The thought of overt seduction makes me laugh. I’m not sure if it’s because picturing myself in a vague attempt to do the same would send me rolling backwards in an outrageous fit of laughter, unable to control my bladder.
It’s not so sexy, I know. And granted that one doesn’t tend to go out with a spare set of clothes — unless you’ve just been to the gym, or you’re a three-year-old undergoing toilet training — picturing myself lying in a warm puddle that’s gradually dispersing across the floor, isn’t appealing to anyone…
That’s why I’ll never be a seductress.
No.
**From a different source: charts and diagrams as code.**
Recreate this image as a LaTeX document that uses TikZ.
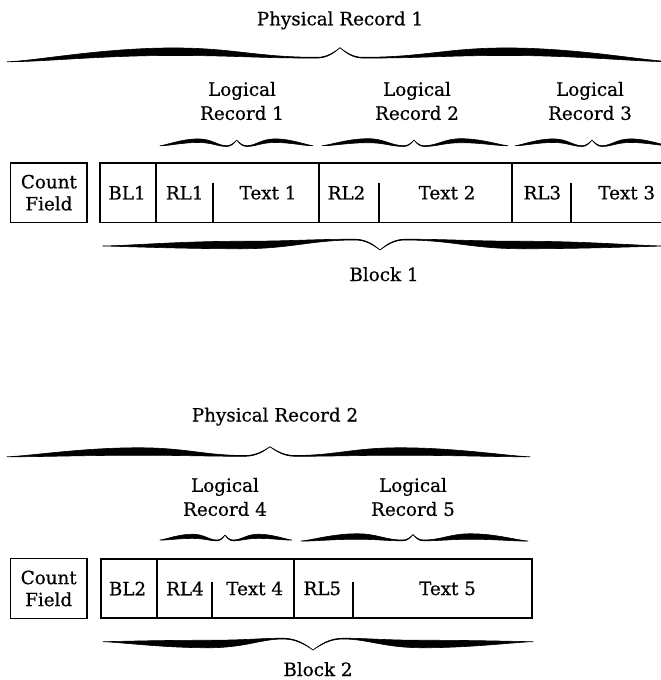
\documentclass[tikz,border=0pt]{standalone}
\usepackage{fontspec}
\setmainfont[FakeBold=0.6]{DejaVu Serif}
% #1 tip x, #2 level y, #3 signed half length, #4 flip, #5 tip height, #6 thick offset, #7 thickness, #8 end offset, #9 signed tip width
\newcommand\bracehalf[9]{%
  \begin{scope}[shift={(#1,#2)}, yscale=#4]
    \filldraw[bracefill] (0,{-(#5)})
      .. controls ({0.25*(#9)},{-0.55*(#5)}) and ({0.55*(#9)},0) .. ({#9},0)
      .. controls ({0.25*(#3)},0) and ({0.32*(#3)},{-(#6)-(#7)/2}) .. ({0.5*(#3)},{-(#6)-(#7)/2})
      .. controls ({0.72*(#3)},{-(#6)-(#7)/2}) and ({0.92*(#3)},{(#8)-0.4}) .. ({#3},{#8})
      .. controls ({0.9*(#3)},{(#8)+0.4}) and ({0.72*(#3)},{-(#6)+(#7)/2}) .. ({0.5*(#3)},{-(#6)+(#7)/2})
      .. controls ({0.32*(#3)},{-(#6)+(#7)/2}) and ({0.25*(#3)},0.8) .. ({#9},0.8)
      .. controls ({0.55*(#9)},0.8) and ({0.25*(#9)},{-0.55*(#5)+0.7}) .. (0,{-(#5)}) -- cycle;
  \end{scope}}
\begin{document}
\begin{tikzpicture}[x=1pt,y=-1pt,
  lbl/.style={font=\fontsize{18.3}{24}\selectfont, inner sep=0pt, align=center},
  cfbox/.style={draw, line width=1.3pt, font=\fontsize{18.3}{22}\selectfont, align=center,
                inner sep=0pt, minimum width=76.3pt, minimum height=59.5pt},
  boxline/.style={line width=1.3pt},
  bracefill/.style={fill=black, draw=black, line width=0.6pt, line join=round}]
\useasboundingbox (0,0) rectangle (661,680);
\begin{scope}
\clip (0,0) rectangle (661,680);
% ---------- upper record ----------
\bracehalf{340}{57.3}{-333}{1}{9.6}{5.6}{7.5}{4.4}{-23}
\bracehalf{340}{57.3}{333}{1}{9.6}{5.6}{7.5}{4.4}{23}
\bracehalf{236.7}{145.7}{-76.7}{1}{5.7}{5}{3.6}{0}{-10}
\bracehalf{236.7}{145.7}{76.3}{1}{5.7}{5}{3.6}{0}{10}
\bracehalf{414}{145.7}{-92}{1}{5.7}{5}{4}{0}{-10}
\bracehalf{414}{145.7}{94}{1}{5.7}{5}{4}{0}{10}
\bracehalf{592}{145.7}{-77}{1}{5.7}{5}{3.6}{0}{-10}
\bracehalf{592}{145.7}{77}{1}{5.7}{5}{3.6}{0}{10}
\bracehalf{380}{240}{-277.3}{-1}{10}{5}{7.5}{-6}{-25}
\bracehalf{380}{240}{285}{-1}{10}{5}{7.5}{-6}{25}
\draw[boxline] (680,163) -- (100,163) -- (100,222.5) -- (680,222.5);
\draw[boxline] (156,163) -- (156,222.5);
\draw[boxline] (319,163) -- (319,222.5);
\draw[boxline] (512,163) -- (512,222.5);
\draw[boxline] (213,183) -- (213,222.5);
\draw[boxline] (379,183) -- (379,222.5);
\draw[boxline] (571,183) -- (571,222.5);
% ---------- lower record ----------
\bracehalf{270}{455.5}{-263}{1}{8.8}{4}{7.5}{1.2}{-25}
\bracehalf{270}{455.5}{260}{1}{8.8}{4}{7.5}{1.2}{25}
\bracehalf{225}{540}{-65}{1}{5}{3.7}{4.2}{0}{-8}
\bracehalf{225}{540}{66.7}{1}{5}{3.7}{4.2}{0}{8}
\bracehalf{413}{540}{-112}{1}{5.5}{3.5}{5.5}{1}{-10}
\bracehalf{413}{540}{115}{1}{5.5}{3.5}{5.5}{1}{10}
\bracehalf{313}{639}{-210}{-1}{11}{5}{7.5}{-2.7}{-30}
\bracehalf{313}{639}{220}{-1}{11}{5}{7.5}{-2.7}{30}
\draw[boxline] (101,559) rectangle (532,618);
\draw[boxline] (157,559) -- (157,618);
\draw[boxline] (294,559) -- (294,618);
\draw[boxline] (212,582) -- (212,618);
\draw[boxline] (353,582) -- (353,618);
\end{scope}
% ---------- texts ----------
\node[lbl, anchor=base] (pr1) at (340,25.3) {Physical Record 1};
\node[lbl] (lr1) at (242,101) {Logical\\Record 1};
\node[lbl] (lr2) at (417,101) {Logical\\Record 2};
\node[lbl] (lr3) at (590,101) {Logical\\Record 3};
\node[cfbox] (cf1) at (48.9,192.7) {Count\\Field};
\node[lbl] (bl1) at (127,192.7) {BL1};
\node[lbl] (rl1) at (184.7,192.7) {RL1};
\node[lbl] (tx1) at (268,192.7) {Text 1};
\node[lbl] (rl2) at (346.5,192.7) {RL2};
\node[lbl] (tx2) at (447,192.7) {Text 2};
\node[lbl] (rl3) at (542.3,192.7) {RL3};
\node[lbl] (tx3) at (626.7,192.7) {Text 3};
\node[lbl, anchor=base] (blk1) at (384,281) {Block 1};
\node[lbl, anchor=base] (pr2) at (275,421.5) {Physical Record 2};
\node[lbl] (lr4) at (225,497) {Logical\\Record 4};
\node[lbl] (lr5) at (413,497) {Logical\\Record 5};
\node[cfbox] (cf2) at (48.7,588.5) {Count\\Field};
\node[lbl] (bl2) at (127.5,588.5) {BL2};
\node[lbl] (rl4) at (185,588.5) {RL4};
\node[lbl] (tx4) at (254.7,588.5) {Text 4};
\node[lbl] (rl5) at (322.3,588.5) {RL5};
\node[lbl] (tx5) at (447.5,588.5) {Text 5};
\node[lbl, anchor=base] (blk2) at (318,676) {Block 2};
\end{tikzpicture}
\end{document}
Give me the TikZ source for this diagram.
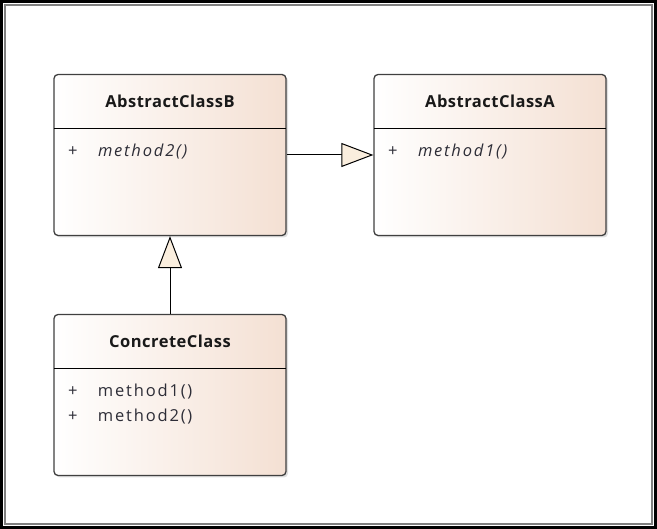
\documentclass[tikz,border=0pt]{standalone}
\usepackage{fontspec}
\setmainfont{Open Sans}
\usetikzlibrary{arrows.meta, positioning, shadows}
\definecolor{peach}{RGB}{244,224,211}
\definecolor{tipfill}{RGB}{250,238,222}
\definecolor{framegray}{RGB}{128,128,128}
\definecolor{opgray}{RGB}{45,45,55}

\begin{document}
\begin{tikzpicture}[x=1pt, y=-1pt,
    classbox/.style={draw=black!75, line width=1.3pt, rounded corners=4pt, left color=white, right color=peach,
      minimum width=232pt, minimum height=161pt, drop shadow={opacity=0.25, shadow xshift=2pt, shadow yshift=-2pt}},
    classhead/.style={minimum width=232pt, minimum height=54pt, inner sep=0pt,
      font=\bfseries\fontsize{16.5}{18}\selectfont\addfontfeatures{LetterSpace=3}, text=black!90},
    ops/.style={align=left, inner sep=0pt, font=\fontsize{16.5}{25}\selectfont\addfontfeatures{LetterSpace=11}, text=opgray},
    inherit/.style={line width=1pt, -{Triangle[length=32pt, width=24pt, fill=tipfill]}}]
    \useasboundingbox (0,0) rectangle (657,529);
    % frame
    \draw[line width=3pt] (1.5,1.5) rectangle (655.5,527.5);
    \draw[framegray, line width=1.2pt] (5,5) rectangle (652,524);

    % classes
    \node[classbox] (clsB) at (170,155) {};
    \node[classhead, below=0pt of clsB.north] (clsBhead) {AbstractClassB};
    \draw[line width=1pt] (clsBhead.south west) -- (clsBhead.south east);
    \node[ops, below right=16pt and 14pt of clsBhead.south west] (clsBops) {\makebox[30pt][l]{+}\textit{method2()}};

    \node[classbox] (clsA) at (490,155) {};
    \node[classhead, below=0pt of clsA.north] (clsAhead) {AbstractClassA};
    \draw[line width=1pt] (clsAhead.south west) -- (clsAhead.south east);
    \node[ops, below right=16pt and 14pt of clsAhead.south west] (clsAops) {\makebox[30pt][l]{+}\textit{method1()}};

    \node[classbox] (conc) at (170,395) {};
    \node[classhead, below=0pt of conc.north] (conchead) {ConcreteClass};
    \draw[line width=1pt] (conchead.south west) -- (conchead.south east);
    \node[ops, below right=16pt and 14pt of conchead.south west] (concops) {\makebox[30pt][l]{+}method1()\\\makebox[30pt][l]{+}method2()};

    % generalisations
    \draw[inherit] (clsB) -- (clsA);
    \draw[inherit] (conc) -- (clsB);
\end{tikzpicture}
\end{document}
There’s no lip licking or eye winking going on here, unless Seduction 101 is a single-page handbook recommending moves so economical that they’re pretty much non-existent.
a). When someone comes to talk to you, turn the other way and act like you’re invisible.
b). Stop breathing and don’t move muscle. You don’t want to give the impression that you’re actually human.
c). For the love of God, DO NOT smile: you don’t want the other person to think that you actually like them.
d). Never EVER open your mouth and utter words (not even sounds). You never know what might come out.
But hey, if you’re interested in a comical lap dance with some running man moves and uncoordinated twerking thrown into the mix, then head this way — I promise that you’ll be entertained!
I’ve ascertained over time that seduction isn’t essential, and if it doesn’t come naturally, then that’s totally okay.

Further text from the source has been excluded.